Theoretical Foundations of the Assessment of Bilingual Aphasia
Aphasia testing in only one language is not sufficient to assess language deficits in the polyglot.
-- Silverberg and Gordon ( 1979, p. 54)
The need to assess language capacities in both of a bilingual's (or all of a polyglot's) languages should be obvious for a number of reasons. Assessment is essential for purposes of diagnosis, research, and prescription for treatment.
The usefulness of the Bilingual Aphasia Test (BAT) for diagnostic purposes is twofold. When the language of the (hospital) environment is almost nonavailable to the patient, it is important to determine whether another language may serve as a means of communication. Only when both languages have been tested with a comparable instrument can one ascertain which language is better retained or less impaired. Conversely, subtle deficits may be observable in only one of the patient's languages. These deficits may nevertheless be suggestive of the general locus and extent of cerebral damage and would go unnoticed if the better preserved language happened to be that of the hospital environment and if the other language were not tested.
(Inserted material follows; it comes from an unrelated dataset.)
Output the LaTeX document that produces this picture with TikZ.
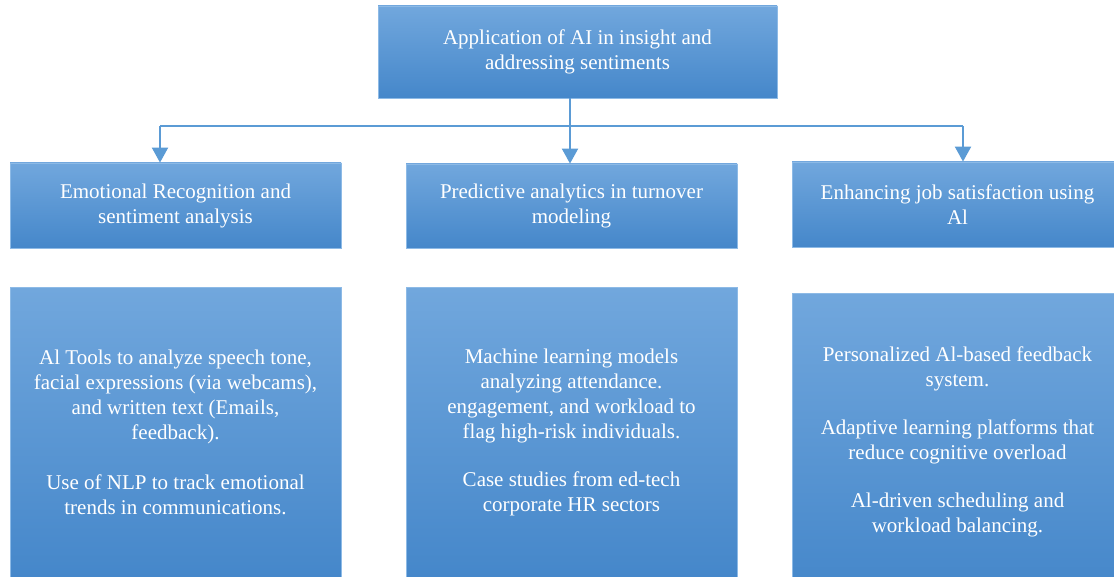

In both cases the results may help one to decide in which language the patient should receive speech therapy. In the first case, once it has been established that one language is definitely better preserved, decisions can be made with respect to the language community in which the patient may choose to live subsequently (e.g., back in the home country or in the country of immigration), and the language of therapy may be selected on the basis of the language of social reinsertion. In the second case, the language showing deficits would be treated.